If Cornell can clinch the Cleary on Friday, the spotlight shifts away from the Red to other important series in the ECAC. Remarkably, just 3 points separate fifth-place Dartmouth from ninth-place Quinnipiac. Colgate is a point back of Dartmouth, while Princeton and Yale sit a point behind Colgate and one point ahead of the Bobcats. Quinnipiac and Princeton have to make the tough North Country swing to visit No. 7 Clarkson and a resurgent St. Lawrence, so the Bobcats look likely to remain in ninth position and be the only one of these five teams to miss out on a first-round home series. The only two of these teams to play this weekend are Dartmouth and Yale, who clash on Friday in New Haven. A Big Green win would put them in the driver’s seat to finish fifth, but a Yale win would make the playoff picture even murkier. First place and the congested middle of the standings are the two things left to decide in the ECAC over the final regular-season weekend.
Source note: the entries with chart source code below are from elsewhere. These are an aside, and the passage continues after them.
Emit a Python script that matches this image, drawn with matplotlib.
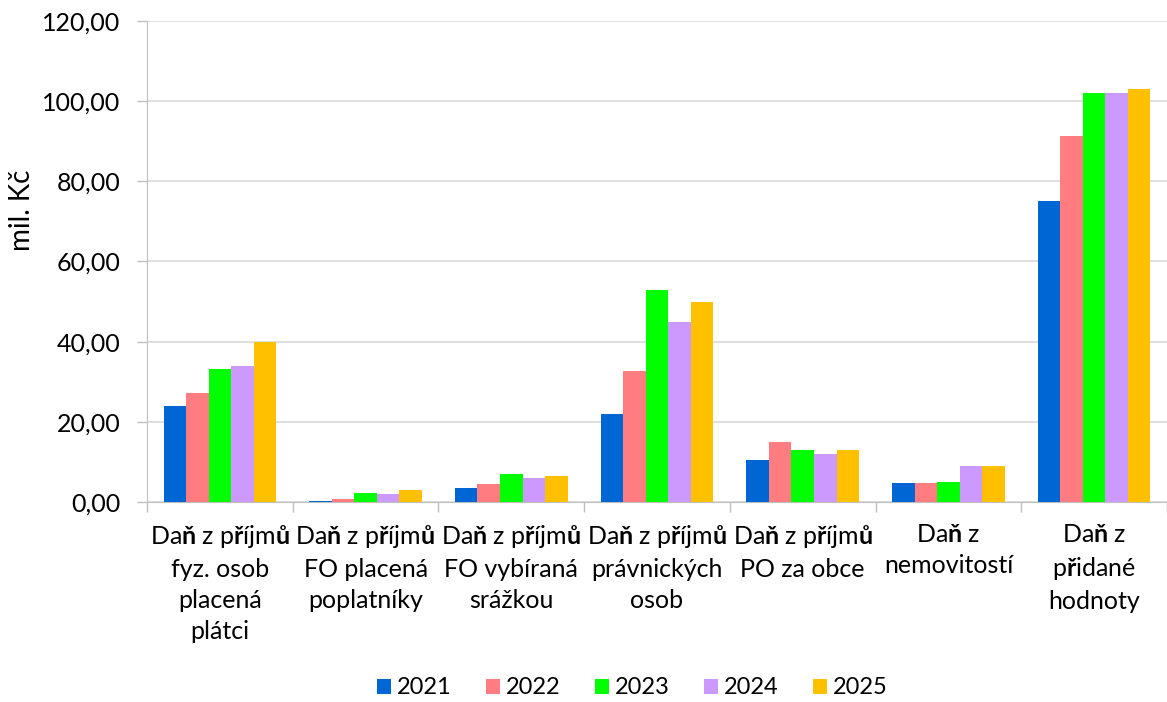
import matplotlib
matplotlib.use("Agg")
import matplotlib.pyplot as plt
import numpy as np
from matplotlib.ticker import FuncFormatter, FixedLocator

plt.rcParams['font.family'] = ['Lato', 'DejaVu Sans']
plt.rcParams['mathtext.fontset'] = 'custom'
plt.rcParams['mathtext.rm'] = 'Lato'
plt.rcParams['mathtext.bf'] = 'Lato:bold'

categories = [
    "Da$\\mathbf{ň}$ z p$\\mathbf{ř}$íjm$\\mathbf{ů}$\nfyz. osob\nplacená\nplátci",
    "Da$\\mathbf{ň}$ z p$\\mathbf{ř}$íjm$\\mathbf{ů}$\nFO placená\npoplatníky",
    "Da$\\mathbf{ň}$ z p$\\mathbf{ř}$íjm$\\mathbf{ů}$\nFO vybíraná\nsrážkou",
    "Da$\\mathbf{ň}$ z p$\\mathbf{ř}$íjm$\\mathbf{ů}$\nprávnických\nosob",
    "Da$\\mathbf{ň}$ z p$\\mathbf{ř}$íjm$\\mathbf{ů}$\nPO za obce",
    "Da$\\mathbf{ň}$ z\nnemovitostí",
    "Da$\\mathbf{ň}$ z\np$\\mathbf{ř}$idané\nhodnoty",
]
years = ["2021", "2022", "2023", "2024", "2025"]
v2021 = [24.0, 0.2, 3.4, 22.0, 10.4, 4.8, 75.0]
v2022 = [27.1, 0.8, 4.5, 32.8, 14.9, 4.8, 91.3]
v2023 = [33.1, 2.3, 7.1, 53.0, 12.9, 5.1, 102.0]
v2024 = [33.9, 1.9, 6.0, 44.9, 11.9, 9.1, 102.0]
v2025 = [40.0, 2.9, 6.4, 50.0, 12.9, 9.1, 103.0]
series = [v2021, v2022, v2023, v2024, v2025]
colors = ["#0066D4", "#FF7C80", "#00FF00", "#CC99FF", "#FFC000"]

W, H = 1167, 702
fig = plt.figure(figsize=(W / 100, H / 100), dpi=100)
ax = fig.add_axes([147 / W, (702 - 502) / H, (1167 - 147) / W, (502 - 21) / H])

x = np.arange(len(categories))
bw = 0.1547
for i, (vals, col, yr) in enumerate(zip(series, colors, years)):
    ax.bar(x + (i - 2) * bw, vals, width=bw, color=col, label=yr, zorder=3)

ax.set_xlim(-0.5, len(categories) - 0.5)
ax.set_ylim(0, 120)
ax.yaxis.set_major_locator(FixedLocator(np.arange(0, 121, 20)))
ax.yaxis.set_major_formatter(FuncFormatter(lambda v, p: f"{v:.2f}".replace('.', ',')))
ax.grid(axis='y', color='#D9D9D9', linewidth=1.2, zorder=0)

ax.set_xticks(x)
ax.set_xticklabels(categories, fontsize=18, linespacing=1.42)
ax.set_xticks(np.arange(-0.5, len(categories), 1), minor=True)
ax.tick_params(axis='x', which='major', length=0, pad=15)
ax.tick_params(axis='x', which='minor', length=7, color='#BFBFBF', width=1)
ax.tick_params(axis='y', which='major', length=7, color='#BFBFBF', width=1, labelsize=18, pad=12)

for s in ['top', 'right']:
    ax.spines[s].set_visible(False)
ax.spines['left'].set_color('#BFBFBF')
ax.spines['bottom'].set_color('#BFBFBF')

fig.text(22 / W, 1 - 210 / H, "mil. Kč", rotation=90, ha='center', va='center', fontsize=20)

fig.legend(loc='center', bbox_to_anchor=(632 / W, 1 - 688 / H), ncol=5, frameon=False,
           fontsize=17, handlelength=0.6, handleheight=0.6, handletextpad=0.25,
           columnspacing=1.45)

fig.savefig("out.png", dpi=100)
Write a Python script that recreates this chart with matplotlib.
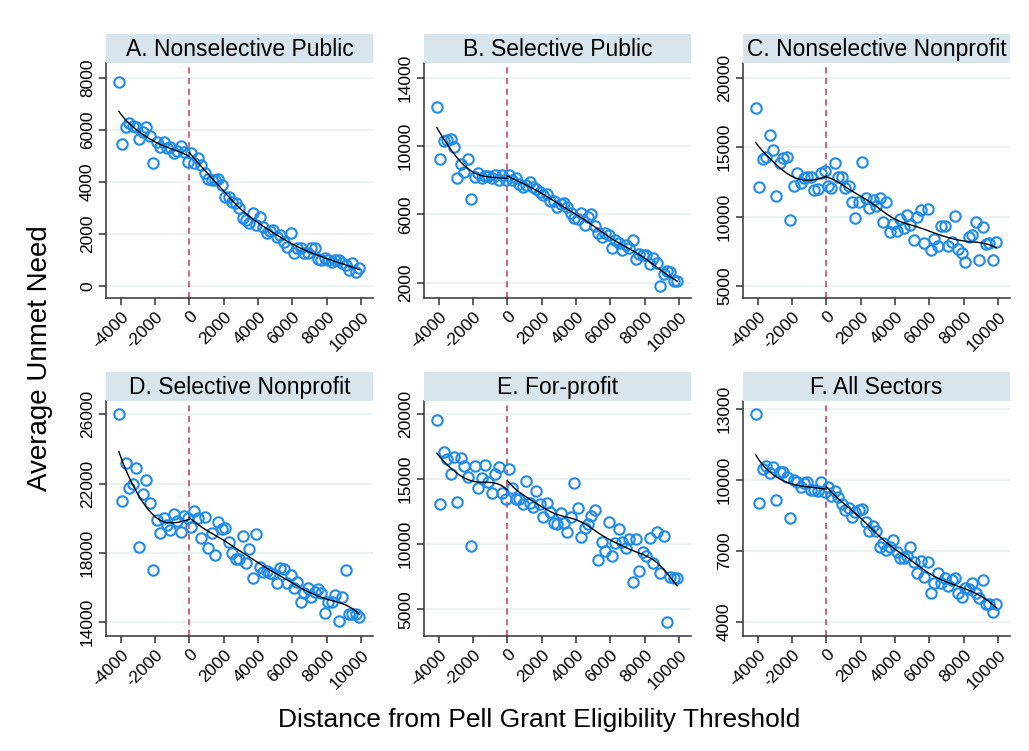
import numpy as np
import matplotlib.pyplot as plt

plt.rcParams['font.family'] = ['Liberation Sans', 'DejaVu Sans']

# bin centres, distance from the Pell threshold (200 dollar bins)
dist = np.arange(-4100, 10000, 200)

nonsel_public = [7850, 5440, 6120, 6270, 6150, 6120, 5630, 5900, 6090, 5760,
                 4710, 5540, 5350, 5540, 5290, 5350, 5120, 5200, 5380, 5160,
                 4770, 5120, 4740, 4900, 4650, 4350, 4100, 4070, 4070, 4100,
                 3880, 3430, 3430, 3240, 3170, 2980, 2600, 2530, 2430, 2820,
                 2340, 2660, 2280, 2020, 2120, 2150, 1890, 1960, 1700, 1510,
                 2020, 1280, 1450, 1450, 1250, 1250, 1450, 1450, 1020, 1000,
                 1060, 1000, 930, 1000, 1000, 870, 810, 610, 900, 550, 680]

sel_public = [12260, 9220, 10290, 10350, 10390, 9920, 8100, 8950, 8500, 9220,
              6900, 8200, 8420, 8100, 8230, 8230, 8150, 8300, 8000, 8300,
              8000, 8300, 8000, 8100, 7800, 7600, 7700, 7900, 7600, 7500,
              7300, 7150, 7200, 6800, 6800, 6400, 6600, 6650, 6400, 6100,
              5800, 5750, 6100, 5400, 5850, 6000, 5300, 4900, 4700, 4900,
              4800, 4000, 4500, 4300, 3900, 4200, 4050, 4500, 3400, 3700,
              3600, 3600, 3100, 3450, 3150, 1800, 2500, 2700, 2600, 2100, 2100]

nonsel_nonprofit = [17790, 12150, 14120, 14260, 15870, 14800, 11510, 13840, 14200, 14320,
                    9730, 12220, 13120, 12400, 12760, 12880, 12880, 11920, 11970, 13170,
                    13310, 12220, 12050, 13850, 12820, 12820, 12050, 12220, 11080, 9900,
                    11080, 13960, 11320, 10600, 11200, 10730, 11320, 9640, 11080, 8920,
                    9470, 8990, 9810, 9160, 10120, 9400, 8320, 10000, 10490, 8090,
                    10560, 7570, 8400, 7900, 9300, 9300, 7900, 8140, 10060, 7660,
                    7350, 6760, 8500, 8690, 9580, 6860, 9230, 8020, 8110, 6860, 8180]

sel_nonprofit = [26000, 21000, 23210, 21730, 21960, 22880, 18370, 21380, 22210, 20870,
                 17020, 19900, 19170, 20040, 19620, 19330, 20230, 19850, 19230, 20150,
                 20000, 19520, 20420, 20040, 18850, 20100, 18310, 19130, 17880, 19810,
                 19380, 19420, 18620, 17980, 17630, 17630, 18980, 17400, 18210, 16580,
                 19080, 17210, 16920, 16960, 16830, 16770, 16250, 17120, 17060, 16290,
                 16730, 16000, 16350, 15190, 15670, 15960, 15440, 15770, 15900, 15670,
                 14520, 15150, 15150, 15580, 14080, 15480, 17020, 14460, 14460, 14460, 14330]

for_profit = [19540, 13060, 17060, 16550, 15370, 16730, 13220, 16650, 16030, 15190,
              9860, 16030, 14340, 15110, 16080, 14800, 13910, 15370, 15960, 13910,
              13470, 15780, 14290, 13470, 13470, 13060, 14860, 13140, 12880, 14110,
              13060, 12070, 13190, 12500, 11600, 11530, 12370, 11600, 10960, 12120,
              14680, 12760, 10580, 11220, 11530, 12170, 12630, 8790, 10200, 9480,
              11740, 9100, 10070, 11170, 10200, 9740, 10380, 7120, 10380, 7970,
              9430, 9100, 10450, 8530, 10910, 7760, 10660, 4000, 7510, 7380, 7380]

all_sectors = [12775, 9010, 10460, 10600, 10280, 10560, 9150, 10350, 10350, 10140,
               8380, 10000, 9920, 9710, 9850, 9900, 9570, 9570, 9530, 9920,
               9500, 9710, 9320, 9530, 9290, 8970, 8730, 8800, 8450, 8660,
               8730, 8770, 8210, 7860, 8070, 7860, 7190, 7330, 7050, 7160,
               7470, 6980, 6700, 6700, 6810, 7190, 6560, 6060, 6580, 5920,
               6530, 5250, 5640, 6060, 5640, 5880, 5540, 5780, 5880, 5250,
               5080, 5460, 5400, 5640, 5220, 5010, 5780, 4760, 4760, 4450, 4760]

titles = ['A. Nonselective Public', 'B. Selective Public', 'C. Nonselective Nonprofit',
          'D. Selective Nonprofit', 'E. For-profit', 'F. All Sectors']
series = [nonsel_public, sel_public, nonsel_nonprofit, sel_nonprofit, for_profit, all_sectors]
yticks = [[0, 2000, 4000, 6000, 8000],
          [2000, 6000, 10000, 14000],
          [5000, 10000, 15000, 20000],
          [14000, 18000, 22000, 26000],
          [5000, 10000, 15000, 20000],
          [4000, 7000, 10000, 13000]]
ylims = [(-460, 8565), (1100, 14860), (4140, 21060),
         (13210, 26770), (2950, 21000), (3420, 13325)]
xticks = [-4000, -2000, 0, 2000, 4000, 6000, 8000, 10000]


def local_linear(x, y, grid, bw=850):
    # gaussian-kernel local linear smoother
    out = []
    for g in grid:
        w = np.exp(-0.5 * ((x - g) / bw) ** 2)
        X = np.column_stack([np.ones_like(x), x - g])
        W = X * w[:, None]
        beta = np.linalg.solve(X.T @ W, W.T @ y)
        out.append(beta[0])
    return np.array(out)


W, H = 1029, 751
fig = plt.figure(figsize=(W / 100, H / 100), dpi=100)

lefts = [106, 424, 743]
tops = [63, 401]
pw, ph, sh = 267, 235, 29

for i, (title, vals) in enumerate(zip(titles, series)):
    r, c = divmod(i, 3)
    l, t = lefts[c], tops[r]
    ax = fig.add_axes([l / W, 1 - (t + ph) / H, pw / W, ph / H])
    strip = fig.add_axes([l / W, 1 - t / H, pw / W, sh / H])
    strip.set_facecolor('#d9e5ec')
    strip.set_xticks([])
    strip.set_yticks([])
    for s in strip.spines.values():
        s.set_visible(False)
    strip.text(0.5, 0.45, title, ha='center', va='center', fontsize=16.5, transform=strip.transAxes)

    y = np.array(vals, dtype=float)
    ax.plot(dist, y, 'o', mfc='none', mec='#1f8ceb', mew=1.5, ms=7.5, zorder=3)

    # separate smooth on each side of the threshold
    left = dist < 0
    grid_l = np.linspace(dist[left].min(), 0, 80)
    ax.plot(grid_l, local_linear(dist[left], y[left], grid_l), color='black', lw=1, zorder=4)
    right = dist > 0
    grid_r = np.linspace(0, dist[right].max(), 120)
    ax.plot(grid_r, local_linear(dist[right], y[right], grid_r), color='black', lw=1, zorder=4)

    ax.axvline(0, color='#c8375a', lw=1.1, ls=(0, (4, 3)), zorder=2)

    ax.set_xlim(-4850, 10700)
    ax.set_ylim(*ylims[i])
    ax.set_yticks(yticks[i])
    ax.set_yticklabels([str(v) for v in yticks[i]], rotation=90, va='center', fontsize=12.5)
    ax.set_xticks(xticks)
    ax.set_xticklabels([str(v) for v in xticks], rotation=45, ha='right',
                       rotation_mode='anchor', fontsize=12.5)
    ax.grid(axis='y', color='#e8f0f2', lw=1.2)
    ax.set_axisbelow(True)
    for s in ('top', 'right'):
        ax.spines[s].set_visible(False)
    for s in ('left', 'bottom'):
        ax.spines[s].set_color('#333333')
        ax.spines[s].set_linewidth(1.1)
    ax.tick_params(colors='#333333', length=5, width=1.1, labelcolor='black', pad=3)

fig.text(40 / W, 1 - 358 / H, 'Average Unmet Need', rotation=90, ha='center', va='center', fontsize=20)
fig.text(539 / W, 1 - 720 / H, 'Distance from Pell Grant Eligibility Threshold',
         ha='center', va='center', fontsize=19)

fig.savefig('out.png', dpi=100)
When the dust settles, the view from here is that Cornell will be seeded first and have two weeks off. Union, Clarkson and Harvard have already locked up the other byes and will also get the time off to heal while the ECAC’s other eight teams duel it out with their seasons on the line. All of those teams know that a defeat in the ECAC tournament ends their season, as their resumes are not impressive enough to earn an at-large bid to the NCAA Tournament, so they have to win the ECAC Tournament and earn an automatic bid to extend their season. Contrariwise, Cornell and Clarkson are all but guaranteed an at-large bid, regardless of ECAC tournament results. Union and Harvard have some work to do, but they could represent the ECAC in the national tournament with a strong run in the ECAC tournament.
As the ECAC regular season concludes, Cornell is well-positioned for postseason success. This weekend, they look to wrap up the ECAC regular season championship, even if they have to do it on rival Union’s ice. If they can, fans will focus on other ECAC battles for playoff standing, and the Red will gladly leave the spotlight, enjoy the rest and prepare for the playoffs.